| What needs to be done |
Return only those lines from the line containing "Clone this chart in matplotlib." to the line containing "380, 377, 377]", both included, and please omit the pictures.

| Source records |
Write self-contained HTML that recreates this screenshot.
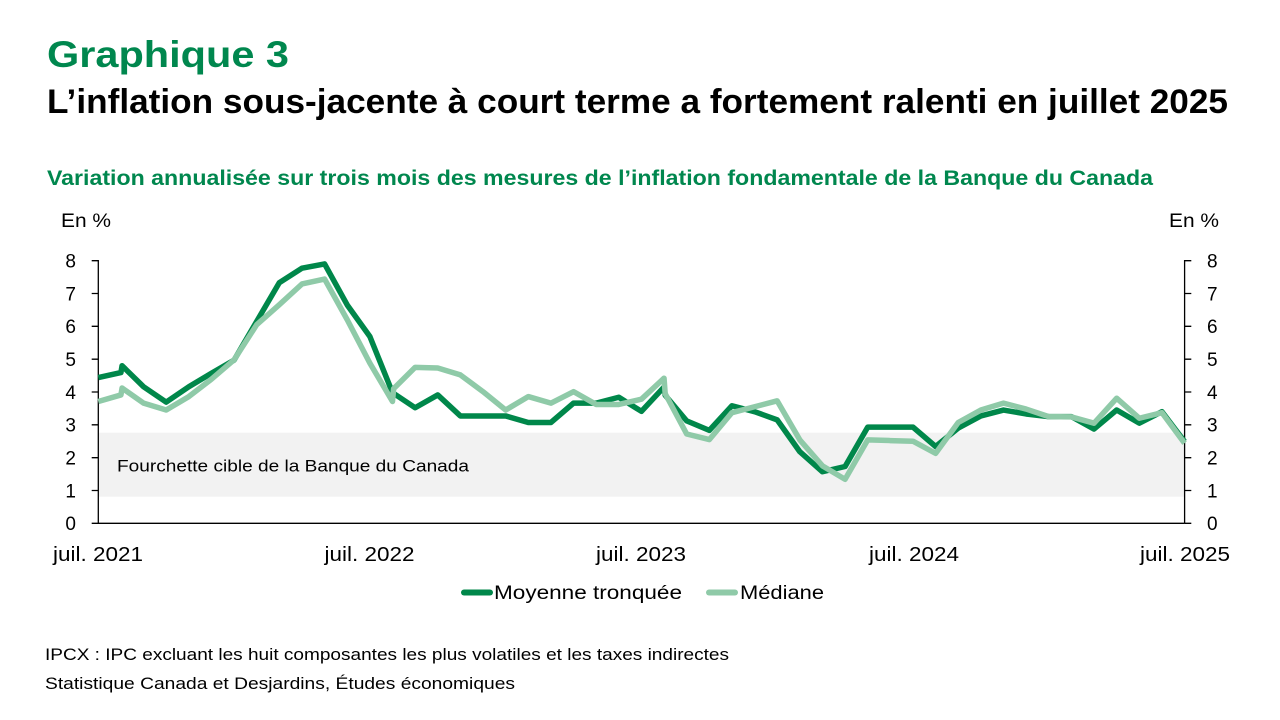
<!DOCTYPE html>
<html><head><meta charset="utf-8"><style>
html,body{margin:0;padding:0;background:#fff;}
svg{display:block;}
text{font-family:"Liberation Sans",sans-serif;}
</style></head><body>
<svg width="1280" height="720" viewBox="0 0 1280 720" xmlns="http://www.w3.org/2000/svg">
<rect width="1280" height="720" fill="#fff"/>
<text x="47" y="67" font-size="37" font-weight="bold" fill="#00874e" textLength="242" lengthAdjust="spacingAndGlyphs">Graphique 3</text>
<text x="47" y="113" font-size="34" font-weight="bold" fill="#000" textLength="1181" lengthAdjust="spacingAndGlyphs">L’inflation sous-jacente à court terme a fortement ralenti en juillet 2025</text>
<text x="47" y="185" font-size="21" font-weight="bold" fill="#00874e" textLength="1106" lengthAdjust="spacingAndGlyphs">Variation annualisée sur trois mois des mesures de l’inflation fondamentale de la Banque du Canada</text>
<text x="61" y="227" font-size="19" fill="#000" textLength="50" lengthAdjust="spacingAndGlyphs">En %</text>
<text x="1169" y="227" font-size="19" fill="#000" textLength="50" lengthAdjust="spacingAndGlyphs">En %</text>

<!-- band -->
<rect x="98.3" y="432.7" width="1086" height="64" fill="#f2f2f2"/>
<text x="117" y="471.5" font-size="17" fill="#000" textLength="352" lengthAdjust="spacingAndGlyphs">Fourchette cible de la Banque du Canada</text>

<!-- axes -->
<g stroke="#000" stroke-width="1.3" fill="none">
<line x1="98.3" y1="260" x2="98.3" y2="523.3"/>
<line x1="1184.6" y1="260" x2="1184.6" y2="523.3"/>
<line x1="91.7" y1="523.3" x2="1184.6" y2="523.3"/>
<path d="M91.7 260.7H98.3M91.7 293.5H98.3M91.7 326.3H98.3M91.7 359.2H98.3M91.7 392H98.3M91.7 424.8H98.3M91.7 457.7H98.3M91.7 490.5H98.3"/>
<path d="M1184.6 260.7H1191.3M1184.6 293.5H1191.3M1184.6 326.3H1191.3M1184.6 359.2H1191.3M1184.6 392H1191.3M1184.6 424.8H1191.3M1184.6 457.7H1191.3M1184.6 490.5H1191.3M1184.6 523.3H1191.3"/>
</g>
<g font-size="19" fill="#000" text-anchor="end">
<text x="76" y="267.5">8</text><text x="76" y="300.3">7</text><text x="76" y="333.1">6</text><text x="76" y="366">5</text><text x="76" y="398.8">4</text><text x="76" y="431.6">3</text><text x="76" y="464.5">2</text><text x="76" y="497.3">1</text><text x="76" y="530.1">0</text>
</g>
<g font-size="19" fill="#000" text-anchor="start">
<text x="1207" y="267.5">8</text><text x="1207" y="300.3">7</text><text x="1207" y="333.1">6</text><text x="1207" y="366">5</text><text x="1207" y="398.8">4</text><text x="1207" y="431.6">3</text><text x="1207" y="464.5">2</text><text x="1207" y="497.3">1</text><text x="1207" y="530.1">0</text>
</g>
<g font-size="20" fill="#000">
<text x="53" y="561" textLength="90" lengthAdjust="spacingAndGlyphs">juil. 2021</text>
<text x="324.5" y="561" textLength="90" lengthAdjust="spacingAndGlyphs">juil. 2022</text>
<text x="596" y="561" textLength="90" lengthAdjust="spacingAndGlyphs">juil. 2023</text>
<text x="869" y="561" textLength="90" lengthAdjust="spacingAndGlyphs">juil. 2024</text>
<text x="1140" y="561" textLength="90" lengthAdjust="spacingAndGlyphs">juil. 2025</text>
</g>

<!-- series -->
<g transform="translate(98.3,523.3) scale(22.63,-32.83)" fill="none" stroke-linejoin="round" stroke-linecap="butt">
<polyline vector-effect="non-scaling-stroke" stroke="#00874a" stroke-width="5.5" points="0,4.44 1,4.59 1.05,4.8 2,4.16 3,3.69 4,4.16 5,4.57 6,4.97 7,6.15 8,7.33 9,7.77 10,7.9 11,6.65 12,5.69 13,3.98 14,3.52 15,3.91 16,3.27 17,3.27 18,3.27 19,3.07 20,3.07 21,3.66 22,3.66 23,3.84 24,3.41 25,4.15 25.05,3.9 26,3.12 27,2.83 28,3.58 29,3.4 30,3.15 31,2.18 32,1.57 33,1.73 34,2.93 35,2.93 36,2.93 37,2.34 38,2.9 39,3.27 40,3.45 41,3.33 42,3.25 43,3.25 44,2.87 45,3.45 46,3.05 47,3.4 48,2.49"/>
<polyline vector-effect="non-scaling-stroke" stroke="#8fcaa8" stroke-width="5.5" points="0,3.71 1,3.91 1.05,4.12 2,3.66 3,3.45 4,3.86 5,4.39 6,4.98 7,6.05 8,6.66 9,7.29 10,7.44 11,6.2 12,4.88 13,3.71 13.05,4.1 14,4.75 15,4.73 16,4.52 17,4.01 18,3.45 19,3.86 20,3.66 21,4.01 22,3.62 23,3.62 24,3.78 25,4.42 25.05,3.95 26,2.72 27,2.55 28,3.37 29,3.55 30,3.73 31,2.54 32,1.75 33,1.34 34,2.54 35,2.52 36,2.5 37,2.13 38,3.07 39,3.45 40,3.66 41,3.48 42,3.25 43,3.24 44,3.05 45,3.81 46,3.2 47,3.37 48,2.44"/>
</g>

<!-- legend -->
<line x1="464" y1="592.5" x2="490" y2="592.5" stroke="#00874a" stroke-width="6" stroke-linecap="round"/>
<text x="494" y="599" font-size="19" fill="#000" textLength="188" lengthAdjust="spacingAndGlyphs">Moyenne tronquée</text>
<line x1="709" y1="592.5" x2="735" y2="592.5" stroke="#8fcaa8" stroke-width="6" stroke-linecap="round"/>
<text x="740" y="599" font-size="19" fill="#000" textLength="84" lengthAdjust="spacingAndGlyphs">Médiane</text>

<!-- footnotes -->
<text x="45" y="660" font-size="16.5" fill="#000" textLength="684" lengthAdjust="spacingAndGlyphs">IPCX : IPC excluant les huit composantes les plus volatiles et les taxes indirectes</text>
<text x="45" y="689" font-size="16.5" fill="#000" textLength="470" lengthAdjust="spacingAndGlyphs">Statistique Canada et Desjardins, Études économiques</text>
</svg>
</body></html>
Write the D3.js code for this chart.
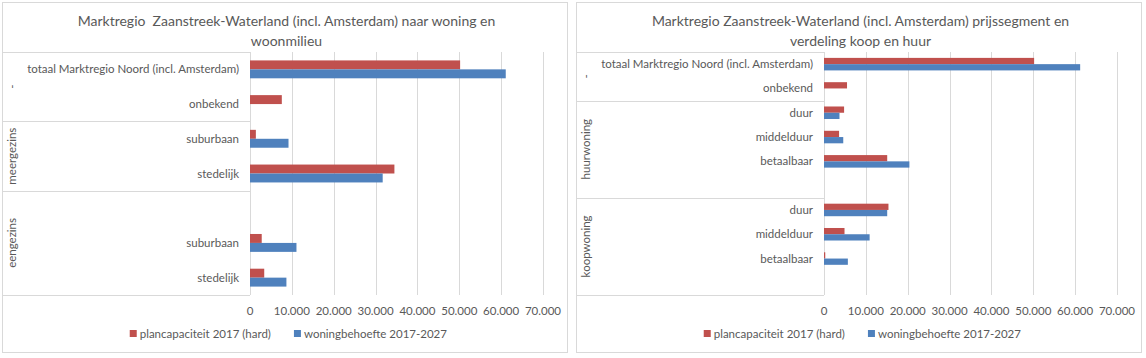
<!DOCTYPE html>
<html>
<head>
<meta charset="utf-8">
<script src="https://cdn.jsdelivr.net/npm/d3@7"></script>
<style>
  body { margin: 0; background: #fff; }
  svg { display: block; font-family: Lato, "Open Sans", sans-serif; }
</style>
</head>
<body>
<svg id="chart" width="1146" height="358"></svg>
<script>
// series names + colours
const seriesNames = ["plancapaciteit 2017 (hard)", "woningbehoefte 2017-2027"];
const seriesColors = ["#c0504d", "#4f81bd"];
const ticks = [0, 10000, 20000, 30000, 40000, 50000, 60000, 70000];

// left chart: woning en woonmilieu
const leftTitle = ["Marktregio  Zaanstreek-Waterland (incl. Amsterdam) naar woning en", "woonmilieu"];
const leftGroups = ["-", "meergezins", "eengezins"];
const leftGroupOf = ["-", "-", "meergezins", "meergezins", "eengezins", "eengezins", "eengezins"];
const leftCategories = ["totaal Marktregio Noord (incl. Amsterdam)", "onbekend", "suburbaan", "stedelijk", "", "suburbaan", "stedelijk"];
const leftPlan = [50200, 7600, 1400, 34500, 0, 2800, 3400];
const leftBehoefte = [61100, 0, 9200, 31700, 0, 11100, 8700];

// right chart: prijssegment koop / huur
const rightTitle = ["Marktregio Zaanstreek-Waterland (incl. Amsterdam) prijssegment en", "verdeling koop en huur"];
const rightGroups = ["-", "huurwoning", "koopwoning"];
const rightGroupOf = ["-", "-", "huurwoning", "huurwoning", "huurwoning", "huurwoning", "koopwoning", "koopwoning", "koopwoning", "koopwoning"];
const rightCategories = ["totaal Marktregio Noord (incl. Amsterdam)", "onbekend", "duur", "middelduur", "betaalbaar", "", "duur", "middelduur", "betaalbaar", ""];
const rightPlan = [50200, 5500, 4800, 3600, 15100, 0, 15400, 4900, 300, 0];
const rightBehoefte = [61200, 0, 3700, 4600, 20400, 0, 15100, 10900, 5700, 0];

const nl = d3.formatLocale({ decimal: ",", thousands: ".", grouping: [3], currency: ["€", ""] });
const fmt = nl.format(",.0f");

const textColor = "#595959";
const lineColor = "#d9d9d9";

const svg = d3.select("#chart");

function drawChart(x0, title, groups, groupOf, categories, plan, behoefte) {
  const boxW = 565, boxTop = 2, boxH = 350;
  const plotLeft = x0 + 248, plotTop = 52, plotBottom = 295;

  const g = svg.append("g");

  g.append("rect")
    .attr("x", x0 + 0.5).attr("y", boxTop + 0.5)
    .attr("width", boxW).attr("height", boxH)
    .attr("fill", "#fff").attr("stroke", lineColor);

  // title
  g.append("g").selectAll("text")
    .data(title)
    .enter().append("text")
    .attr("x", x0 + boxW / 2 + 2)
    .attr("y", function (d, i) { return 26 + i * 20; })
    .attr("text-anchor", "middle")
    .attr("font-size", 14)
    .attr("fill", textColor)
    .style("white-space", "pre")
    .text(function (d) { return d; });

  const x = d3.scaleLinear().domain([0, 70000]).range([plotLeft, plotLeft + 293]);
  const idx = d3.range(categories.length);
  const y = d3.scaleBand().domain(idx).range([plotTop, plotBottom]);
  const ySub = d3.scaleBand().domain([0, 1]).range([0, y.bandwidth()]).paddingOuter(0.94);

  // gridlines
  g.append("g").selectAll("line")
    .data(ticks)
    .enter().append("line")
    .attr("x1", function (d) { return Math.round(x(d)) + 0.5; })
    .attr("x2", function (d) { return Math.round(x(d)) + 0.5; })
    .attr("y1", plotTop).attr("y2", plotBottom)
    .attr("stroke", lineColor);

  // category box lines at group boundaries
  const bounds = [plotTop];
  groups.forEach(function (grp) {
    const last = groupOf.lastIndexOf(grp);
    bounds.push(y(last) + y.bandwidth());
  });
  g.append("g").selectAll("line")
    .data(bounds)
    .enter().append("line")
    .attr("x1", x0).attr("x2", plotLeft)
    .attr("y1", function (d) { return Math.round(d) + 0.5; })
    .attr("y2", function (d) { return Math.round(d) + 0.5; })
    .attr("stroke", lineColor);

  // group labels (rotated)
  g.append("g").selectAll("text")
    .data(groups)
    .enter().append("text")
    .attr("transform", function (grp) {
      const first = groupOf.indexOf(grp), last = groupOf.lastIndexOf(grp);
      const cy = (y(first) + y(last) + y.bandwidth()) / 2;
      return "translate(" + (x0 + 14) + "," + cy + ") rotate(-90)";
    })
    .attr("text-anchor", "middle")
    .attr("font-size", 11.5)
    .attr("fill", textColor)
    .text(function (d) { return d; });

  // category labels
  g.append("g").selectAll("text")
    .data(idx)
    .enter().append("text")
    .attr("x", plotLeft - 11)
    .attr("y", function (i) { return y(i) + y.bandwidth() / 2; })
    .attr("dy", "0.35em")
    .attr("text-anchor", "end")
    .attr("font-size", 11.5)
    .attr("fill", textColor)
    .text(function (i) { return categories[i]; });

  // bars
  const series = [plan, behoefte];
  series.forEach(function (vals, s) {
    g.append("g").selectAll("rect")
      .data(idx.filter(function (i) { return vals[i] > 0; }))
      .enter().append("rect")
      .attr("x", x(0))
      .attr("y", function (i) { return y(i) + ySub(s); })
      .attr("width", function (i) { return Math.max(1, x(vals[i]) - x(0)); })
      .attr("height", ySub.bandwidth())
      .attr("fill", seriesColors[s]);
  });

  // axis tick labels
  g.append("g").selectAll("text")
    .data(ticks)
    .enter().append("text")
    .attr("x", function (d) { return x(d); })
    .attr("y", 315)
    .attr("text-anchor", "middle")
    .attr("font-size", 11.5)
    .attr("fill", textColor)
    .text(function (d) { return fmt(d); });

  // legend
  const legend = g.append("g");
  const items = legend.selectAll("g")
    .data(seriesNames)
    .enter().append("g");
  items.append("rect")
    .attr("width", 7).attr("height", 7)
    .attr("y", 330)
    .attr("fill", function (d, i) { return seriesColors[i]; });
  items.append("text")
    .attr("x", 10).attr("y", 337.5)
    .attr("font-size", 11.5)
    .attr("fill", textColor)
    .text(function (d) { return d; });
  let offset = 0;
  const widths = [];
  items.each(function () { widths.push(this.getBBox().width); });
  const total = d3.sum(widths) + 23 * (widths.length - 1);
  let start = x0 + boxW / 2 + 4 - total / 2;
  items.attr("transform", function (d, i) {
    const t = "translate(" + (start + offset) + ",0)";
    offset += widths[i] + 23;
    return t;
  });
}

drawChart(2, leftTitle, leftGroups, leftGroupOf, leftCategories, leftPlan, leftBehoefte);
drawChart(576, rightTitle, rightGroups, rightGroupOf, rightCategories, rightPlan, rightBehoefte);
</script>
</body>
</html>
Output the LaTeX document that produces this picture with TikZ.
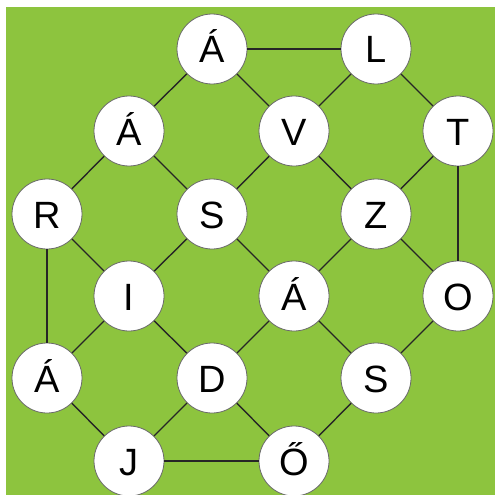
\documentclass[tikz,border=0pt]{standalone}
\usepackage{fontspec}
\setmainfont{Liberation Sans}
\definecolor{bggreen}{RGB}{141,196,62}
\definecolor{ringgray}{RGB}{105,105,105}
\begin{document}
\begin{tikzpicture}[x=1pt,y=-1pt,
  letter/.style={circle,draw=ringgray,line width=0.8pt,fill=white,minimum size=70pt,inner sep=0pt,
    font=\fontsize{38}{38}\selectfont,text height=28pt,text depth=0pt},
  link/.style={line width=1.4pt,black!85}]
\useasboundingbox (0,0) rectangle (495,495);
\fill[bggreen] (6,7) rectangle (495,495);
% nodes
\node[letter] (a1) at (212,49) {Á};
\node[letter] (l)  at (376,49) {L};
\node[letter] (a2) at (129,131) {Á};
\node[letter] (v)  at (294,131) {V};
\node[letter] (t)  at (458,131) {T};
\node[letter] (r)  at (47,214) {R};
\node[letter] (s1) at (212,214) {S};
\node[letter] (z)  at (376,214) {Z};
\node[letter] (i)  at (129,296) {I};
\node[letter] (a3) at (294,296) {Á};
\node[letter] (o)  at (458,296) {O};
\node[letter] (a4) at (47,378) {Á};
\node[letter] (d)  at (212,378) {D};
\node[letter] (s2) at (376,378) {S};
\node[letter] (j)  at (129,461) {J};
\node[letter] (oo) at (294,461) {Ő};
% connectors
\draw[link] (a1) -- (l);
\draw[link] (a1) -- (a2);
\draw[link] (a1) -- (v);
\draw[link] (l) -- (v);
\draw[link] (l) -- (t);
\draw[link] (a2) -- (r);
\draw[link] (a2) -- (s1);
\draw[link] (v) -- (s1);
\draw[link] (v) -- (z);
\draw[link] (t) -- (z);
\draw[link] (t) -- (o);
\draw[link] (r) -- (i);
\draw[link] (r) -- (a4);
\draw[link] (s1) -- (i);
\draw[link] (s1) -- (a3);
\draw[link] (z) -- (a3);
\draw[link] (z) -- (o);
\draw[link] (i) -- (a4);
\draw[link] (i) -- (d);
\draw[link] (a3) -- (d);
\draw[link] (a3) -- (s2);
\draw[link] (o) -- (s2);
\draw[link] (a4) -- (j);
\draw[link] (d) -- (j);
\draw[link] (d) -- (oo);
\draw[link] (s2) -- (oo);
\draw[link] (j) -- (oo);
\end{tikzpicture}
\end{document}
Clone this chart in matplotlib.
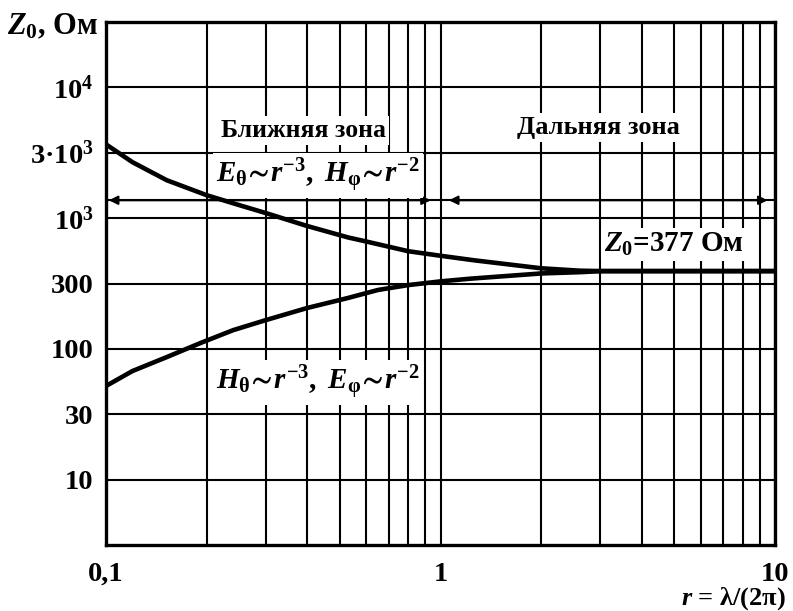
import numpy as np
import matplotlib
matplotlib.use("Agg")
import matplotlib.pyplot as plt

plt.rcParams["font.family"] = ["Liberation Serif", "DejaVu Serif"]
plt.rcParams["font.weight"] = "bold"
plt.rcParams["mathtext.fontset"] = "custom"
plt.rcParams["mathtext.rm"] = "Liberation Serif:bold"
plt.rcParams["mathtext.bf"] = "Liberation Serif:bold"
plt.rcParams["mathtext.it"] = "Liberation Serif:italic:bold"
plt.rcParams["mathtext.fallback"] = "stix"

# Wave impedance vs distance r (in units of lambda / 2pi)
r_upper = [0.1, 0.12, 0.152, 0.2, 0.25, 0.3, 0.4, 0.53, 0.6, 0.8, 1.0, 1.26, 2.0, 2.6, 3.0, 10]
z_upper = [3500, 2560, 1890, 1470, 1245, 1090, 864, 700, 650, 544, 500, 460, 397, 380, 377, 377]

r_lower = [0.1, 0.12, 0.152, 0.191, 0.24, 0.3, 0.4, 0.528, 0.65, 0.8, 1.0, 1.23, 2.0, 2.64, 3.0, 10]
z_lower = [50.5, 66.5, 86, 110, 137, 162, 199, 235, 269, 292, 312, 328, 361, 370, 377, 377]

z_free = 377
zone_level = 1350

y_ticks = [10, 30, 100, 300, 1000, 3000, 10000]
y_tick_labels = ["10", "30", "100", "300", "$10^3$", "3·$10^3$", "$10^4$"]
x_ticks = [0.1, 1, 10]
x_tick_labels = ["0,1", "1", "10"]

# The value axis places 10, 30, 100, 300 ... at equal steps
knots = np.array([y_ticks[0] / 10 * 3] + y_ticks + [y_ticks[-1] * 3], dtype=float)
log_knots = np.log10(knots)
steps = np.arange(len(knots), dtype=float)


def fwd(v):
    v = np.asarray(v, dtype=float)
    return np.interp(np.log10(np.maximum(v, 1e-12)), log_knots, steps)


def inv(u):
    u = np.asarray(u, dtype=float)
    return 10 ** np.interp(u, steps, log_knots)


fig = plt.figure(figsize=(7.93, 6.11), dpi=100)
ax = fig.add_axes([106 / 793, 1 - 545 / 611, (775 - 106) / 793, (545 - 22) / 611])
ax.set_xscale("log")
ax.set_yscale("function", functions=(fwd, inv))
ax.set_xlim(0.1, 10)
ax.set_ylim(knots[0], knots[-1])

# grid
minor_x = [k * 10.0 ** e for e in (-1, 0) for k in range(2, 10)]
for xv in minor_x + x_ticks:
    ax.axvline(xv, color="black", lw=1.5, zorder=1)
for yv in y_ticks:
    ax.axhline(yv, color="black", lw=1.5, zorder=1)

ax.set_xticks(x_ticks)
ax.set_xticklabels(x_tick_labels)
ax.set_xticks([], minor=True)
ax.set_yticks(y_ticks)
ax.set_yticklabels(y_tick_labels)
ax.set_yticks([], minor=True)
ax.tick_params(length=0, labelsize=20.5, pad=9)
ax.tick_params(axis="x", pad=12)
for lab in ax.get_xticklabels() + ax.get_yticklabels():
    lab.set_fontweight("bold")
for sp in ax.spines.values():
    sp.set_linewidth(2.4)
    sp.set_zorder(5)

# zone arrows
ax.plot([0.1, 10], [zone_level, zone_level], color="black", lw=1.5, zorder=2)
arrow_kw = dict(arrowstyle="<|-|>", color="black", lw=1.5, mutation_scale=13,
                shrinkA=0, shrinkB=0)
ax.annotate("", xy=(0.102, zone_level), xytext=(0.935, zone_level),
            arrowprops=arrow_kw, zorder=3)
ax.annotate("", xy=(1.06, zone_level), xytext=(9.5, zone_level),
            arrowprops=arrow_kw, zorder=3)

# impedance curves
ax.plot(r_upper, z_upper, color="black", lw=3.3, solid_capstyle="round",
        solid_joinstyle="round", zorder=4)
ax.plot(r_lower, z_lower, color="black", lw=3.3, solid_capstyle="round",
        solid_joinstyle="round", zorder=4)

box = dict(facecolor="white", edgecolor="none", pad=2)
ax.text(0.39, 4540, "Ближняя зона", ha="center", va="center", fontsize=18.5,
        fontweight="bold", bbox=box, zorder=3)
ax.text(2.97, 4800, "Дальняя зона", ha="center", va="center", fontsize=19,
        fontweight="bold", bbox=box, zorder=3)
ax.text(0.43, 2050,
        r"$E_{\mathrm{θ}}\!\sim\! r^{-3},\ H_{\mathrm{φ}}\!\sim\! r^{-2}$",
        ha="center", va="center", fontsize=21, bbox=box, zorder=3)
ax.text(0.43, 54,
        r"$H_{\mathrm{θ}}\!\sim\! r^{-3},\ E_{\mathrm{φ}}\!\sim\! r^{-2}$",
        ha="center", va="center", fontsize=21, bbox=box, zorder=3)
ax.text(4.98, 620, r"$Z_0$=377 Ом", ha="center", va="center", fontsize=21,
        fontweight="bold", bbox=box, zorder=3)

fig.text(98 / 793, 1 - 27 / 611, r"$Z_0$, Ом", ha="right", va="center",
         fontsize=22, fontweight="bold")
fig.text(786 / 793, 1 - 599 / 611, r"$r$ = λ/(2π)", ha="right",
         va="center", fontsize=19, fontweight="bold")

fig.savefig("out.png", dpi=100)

| Result |
Clone this chart in matplotlib.
import numpy as np
import matplotlib
matplotlib.use("Agg")
import matplotlib.pyplot as plt

plt.rcParams["font.family"] = ["Liberation Serif", "DejaVu Serif"]
plt.rcParams["font.weight"] = "bold"
plt.rcParams["mathtext.fontset"] = "custom"
plt.rcParams["mathtext.rm"] = "Liberation Serif:bold"
plt.rcParams["mathtext.bf"] = "Liberation Serif:bold"
plt.rcParams["mathtext.it"] = "Liberation Serif:italic:bold"
plt.rcParams["mathtext.fallback"] = "stix"

# Wave impedance vs distance r (in units of lambda / 2pi)
r_upper = [0.1, 0.12, 0.152, 0.2, 0.25, 0.3, 0.4, 0.53, 0.6, 0.8, 1.0, 1.26, 2.0, 2.6, 3.0, 10]
z_upper = [3500, 2560, 1890, 1470, 1245, 1090, 864, 700, 650, 544, 500, 460, 397, 380, 377, 377]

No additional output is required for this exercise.